A BGS 8.5 on a 2023-24 release tells us:
- The card is well above “damaged” or “raw risk” territory.
- But it likely has at least a couple of noticeable flaws under magnification (centering, corners, edges, or surface).
This usually places it at a discount to BGS 9.5 or PSA 10, but the scarcity of /10 can narrow that discount versus what you’d see on high‑print cards.
What this sale suggests for the broader Curry and Prizm market
1. Ongoing demand for high-end Curry color
Even without being a rookie, autograph, or patch, this Curry reached five figures at auction. That suggests:
- Collectors are still comfortable paying strong numbers for high‑end Curry color.
- There is ongoing demand for short‑printed modern Prizm parallels of established stars, not just rookies.
For small sellers and returning collectors, this underlines a useful point: non‑rookie superstars can still have serious upside when the parallel is scarce and recognizable.
2. Ultra-modern selectivity
The ultra‑modern era is packed with parallels. Not all of them are equally important.
This Goldin result suggests collectors continue to sort modern offerings roughly like this:
- Flagship chrome brands (like Prizm) get more attention.
- Low‑print, clear serial numbering (/10, /25, etc.) with strong visual identity tends to win.
- Iconic players with established legacies hold up better than short‑term hype.
3. Early pricing for 2023-24 Prizm veterans
Because 2023-24 Panini Prizm is still relatively fresh, we’re in the price discovery phase:
- Early auction results like this help set expectations for where veteran superstars might land relative to:
- Their own earlier‑year parallels
- Current‑year rookies
- Future sales of the same card (especially in BGS 9.5 or PSA 10) will likely refer back to this $13,420 BGS 8.5 sale as a starting point.
As always, this does not mean prices will move in any particular direction; it only tells us where one motivated buyer and seller agreed in March 2026.

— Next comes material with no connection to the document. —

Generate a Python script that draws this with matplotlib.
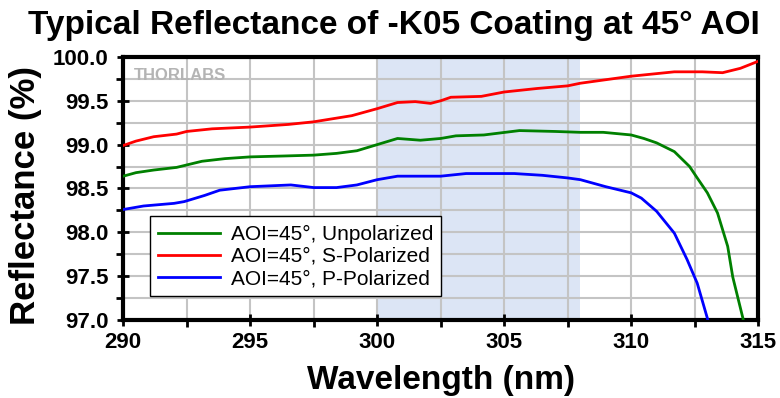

Takeaways for different types of collectors
New or returning collectors
If you’re just coming back into the hobby, this sale illustrates a few modern basics:
- “Color” and serial numbering matter: A gold /10 parallel of a star can sell for multiples of the base version.

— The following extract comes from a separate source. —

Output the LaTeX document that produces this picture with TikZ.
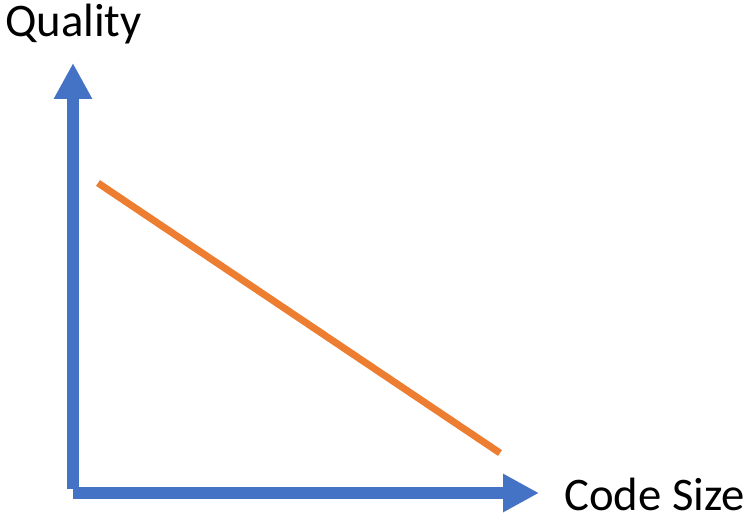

- Brand counts: Prizm is one of the key names to learn in basketball, alongside others like Select, Optic, and high‑end lines such as National Treasures.
- Grade is important but not everything: On ultra‑scarce cards, collectors will accept a BGS 8.5 or 9 when the card itself is hard to find.

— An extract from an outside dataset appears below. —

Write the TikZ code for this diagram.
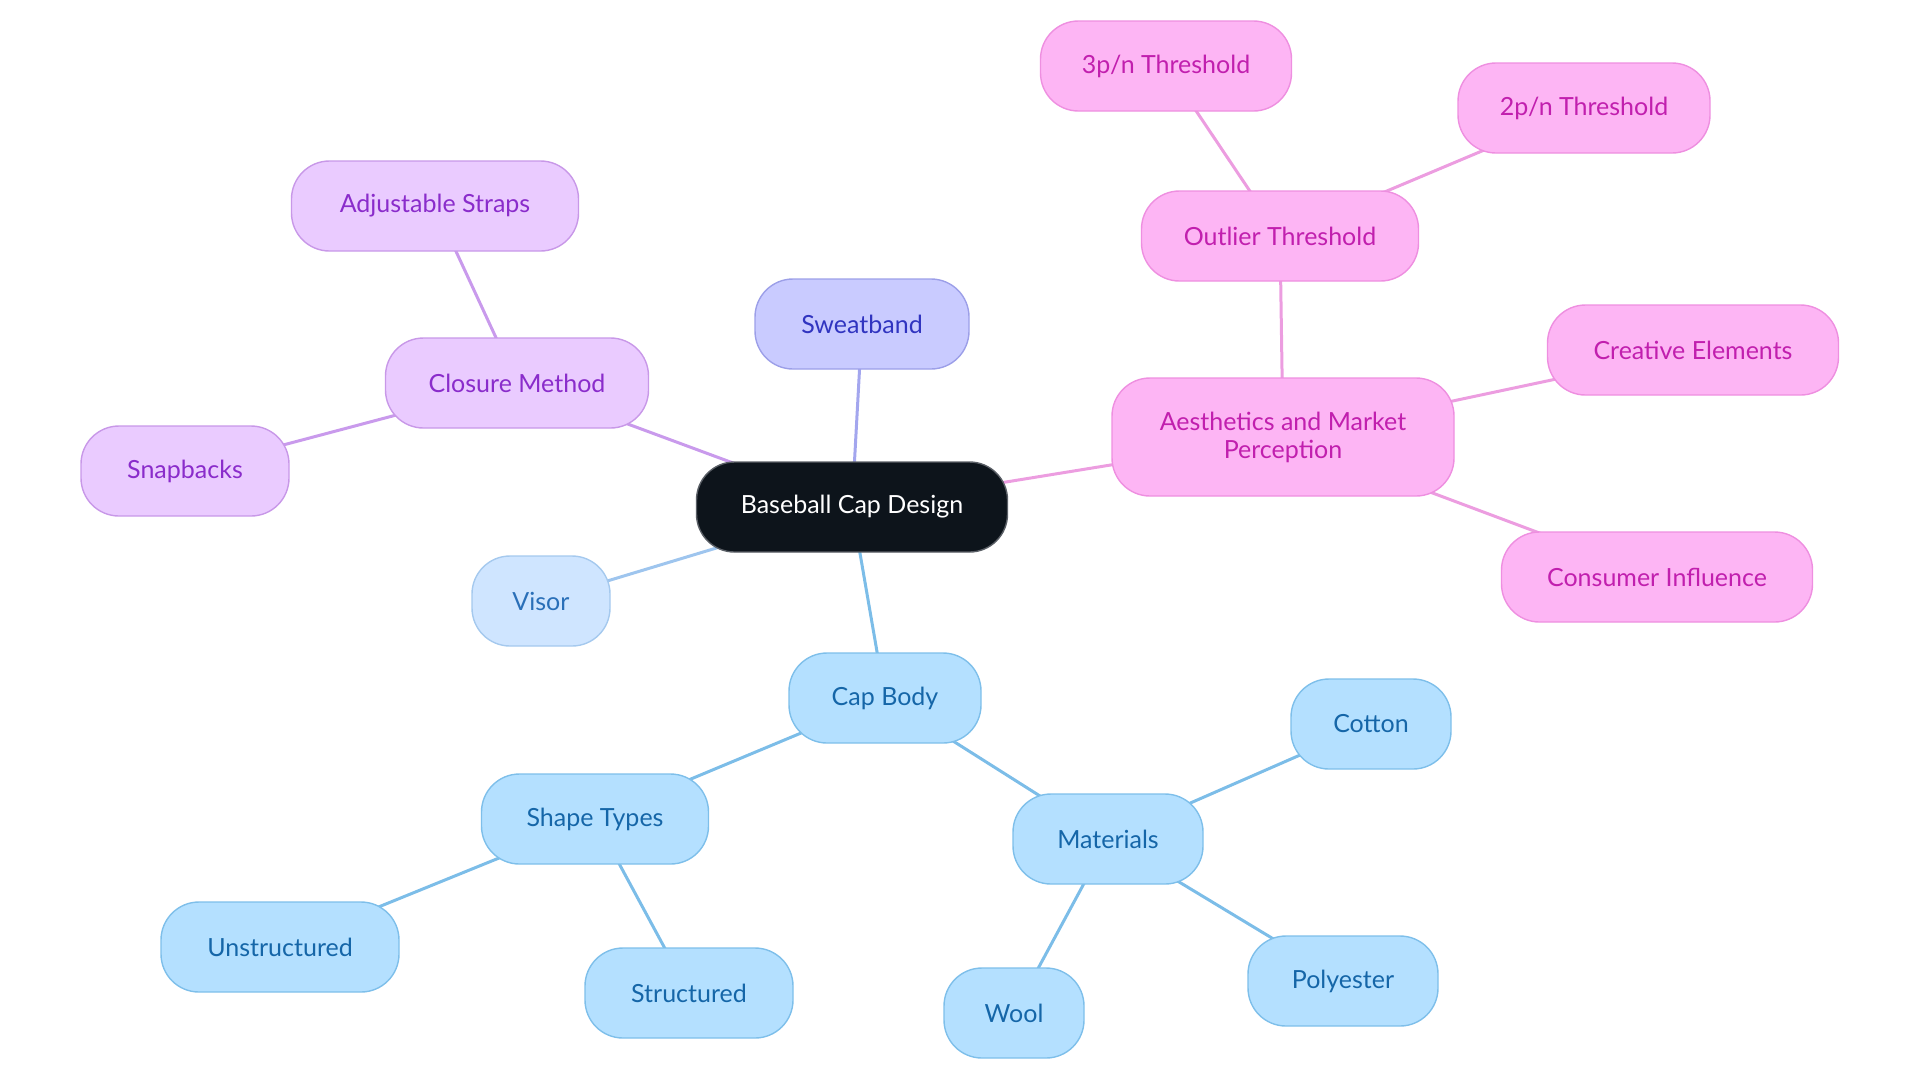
\documentclass[tikz,border=0pt]{standalone}
\usepackage{fontspec}
\setmainfont{Lato}
\usetikzlibrary{backgrounds}
\definecolor{rootfill}{HTML}{0D141B}
\definecolor{rootline}{HTML}{5A5F66}
\definecolor{indfill}{HTML}{C9CBFF}
\definecolor{indline}{HTML}{9C9FE8}
\definecolor{indtext}{HTML}{3034C0}
\definecolor{indedge}{HTML}{A3A6EE}
\definecolor{purfill}{HTML}{EACBFF}
\definecolor{purline}{HTML}{C898E8}
\definecolor{purtext}{HTML}{8A2CCB}
\definecolor{puredge}{HTML}{C99AEC}
\definecolor{pinkfill}{HTML}{FDB5F4}
\definecolor{pinkline}{HTML}{EE8FE0}
\definecolor{pinktext}{HTML}{C11FAE}
\definecolor{pinkedge}{HTML}{EC9DE0}
\definecolor{bluefill}{HTML}{B4E0FF}
\definecolor{blueline}{HTML}{7EBFEA}
\definecolor{bluetext}{HTML}{1566A8}
\definecolor{blueedge}{HTML}{7CBDE8}
\definecolor{skyfill}{HTML}{CFE5FF}
\definecolor{skyline}{HTML}{A5C9EE}
\definecolor{skytext}{HTML}{2A6FB8}
\definecolor{skyedge}{HTML}{9EC5EE}
\tikzset{
  topic/.style = {draw, rounded corners = 19pt, minimum height = 45pt,
                  inner xsep = 4pt, line width = .7pt, align = center,
                  font = \fontsize{12.5pt}{14pt}\selectfont},
  boxw/.style = {minimum width = #1*0.5pt},
  rootbox/.style = {topic, fill = rootfill, draw = rootline, text = white},
  indbox/.style = {topic, fill = indfill, draw = indline, text = indtext},
  purbox/.style = {topic, fill = purfill, draw = purline, text = purtext},
  pinkbox/.style = {topic, fill = pinkfill, draw = pinkline, text = pinktext},
  bluebox/.style = {topic, fill = bluefill, draw = blueline, text = bluetext},
  skybox/.style = {topic, fill = skyfill, draw = skyline, text = skytext},
  link/.style = {line width = 1.5pt}
}
\begin{document}
\begin{tikzpicture}[x = 0.5pt, y = -0.5pt]
      \useasboundingbox (0,0) rectangle (1920,1083);
      \node [rootbox, boxw = 311] (root) at (852,507) {Baseball Cap Design};
      \node [indbox, boxw = 214] (sweat) at (862,324) {Sweatband};
      \node [purbox, boxw = 263] (closure) at (517,383) {Closure Method};
      \node [purbox, boxw = 287] (straps) at (435,206) {Adjustable Straps};
      \node [purbox, boxw = 208] (snap) at (185,471) {Snapbacks};
      \node [skybox, boxw = 138] (visor) at (541,601) {Visor};
      \node [bluebox, boxw = 192] (body) at (885,698) {Cap Body};
      \node [bluebox, boxw = 227] (shape) at (595,819) {Shape Types};
      \node [bluebox, boxw = 238] (unstr) at (280,947) {Unstructured};
      \node [bluebox, boxw = 208] (struct) at (689,993) {Structured};
      \node [bluebox, boxw = 190] (mat) at (1108,839) {Materials};
      \node [bluebox, boxw = 160] (cotton) at (1371,724) {Cotton};
      \node [bluebox, boxw = 190] (poly) at (1343,981) {Polyester};
      \node [bluebox, boxw = 140] (wool) at (1014,1013) {Wool};
      \node [pinkbox, boxw = 342, minimum height = 59pt] (aesth) at (1283,437)
        {Aesthetics and Market\\Perception};
      \node [pinkbox, boxw = 277] (outlier) at (1280,236) {Outlier Threshold};
      \node [pinkbox, boxw = 251] (three) at (1166,66) {3p/n Threshold};
      \node [pinkbox, boxw = 252] (two) at (1584,108) {2p/n Threshold};
      \node [pinkbox, boxw = 291] (creative) at (1693,350) {Creative Elements};
      \node [pinkbox, boxw = 311] (consumer) at (1657,577) {Consumer Influence};
      \begin{scope}[on background layer]
        \draw [link, indedge] (root.center) -- (sweat.center);
        \draw [link, puredge] (root.center) -- (closure.center);
        \draw [link, puredge] (closure.center) -- (straps.center);
        \draw [link, puredge] (closure.center) -- (snap.center);
        \draw [link, skyedge] (root.center) -- (visor.center);
        \draw [link, blueedge] (root.center) -- (body.center);
        \draw [link, blueedge] (body.center) -- (shape.center);
        \draw [link, blueedge] (shape.center) -- (unstr.center);
        \draw [link, blueedge] (shape.center) -- (struct.center);
        \draw [link, blueedge] (body.center) -- (mat.center);
        \draw [link, blueedge] (mat.center) -- (cotton.center);
        \draw [link, blueedge] (mat.center) -- (poly.center);
        \draw [link, blueedge] (mat.center) -- (wool.center);
        \draw [link, pinkedge] (root.center) -- (aesth.center);
        \draw [link, pinkedge] (aesth.center) -- (outlier.center);
        \draw [link, pinkedge] (outlier.center) -- (three.center);
        \draw [link, pinkedge] (outlier.center) -- (two.center);
        \draw [link, pinkedge] (aesth.center) -- (creative.center);
        \draw [link, pinkedge] (aesth.center) -- (consumer.center);
      \end{scope}
    \end{tikzpicture}
\end{document}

Active hobbyists and small sellers
For those already buying, selling, or breaking wax:
- This Goldin March 15, 2026 result gives a concrete benchmark for high‑end, non‑rookie Curry Prizm color from 2023-24.
- When pricing other Curry parallels, this sale can sit alongside:
- Earlier‑year golds
- Different serial tiers (/25, /49)
- Other grading outcomes (PSA vs BGS)
- It may also influence how people value similar veteran /10 Prizm parallels from the same release.
How this might inform your own research
If you want to go deeper on cards like this Curry, here are a few practical steps:
- Search sold listings on major marketplaces and auction houses for:
- “2023-24 Prizm Curry Gold /10”
- “Curry Prizm gold” by year
- Check pop reports (the graded card census) from BGS and PSA to see how many 2023-24 Curry Deca Gold Prizms have been graded so far, and at what levels.
- Compare tiers: line up prices of:
- Base Prizm Curry
- Silver Prizm
- Mid‑tier numbered parallels
- High‑end /10 and below (like this one)
This can help you build a mental map of how each step up in rarity and grade tends to affect realized prices within a single player’s market.
Summary
The 2023-24 Panini Prizm Deca Gold Prizm #144 Stephen Curry (#09/10) – BGS 8.5 selling for $13,420 at Goldin on March 15, 2026 is a clear sign that:
- High‑end, low‑print Curry parallels continue to command serious attention.
- Ultra‑modern veteran color, when paired with a flagship brand and tight print run, can reach strong five‑figure levels even without an autograph.
- Early sales from new Prizm releases are still establishing the long‑term price landscape.
For collectors, this sale is less about a new record and more about another solid datapoint in the evolving story of how the market values premium Curry Prizm parallels in the ultra‑modern era.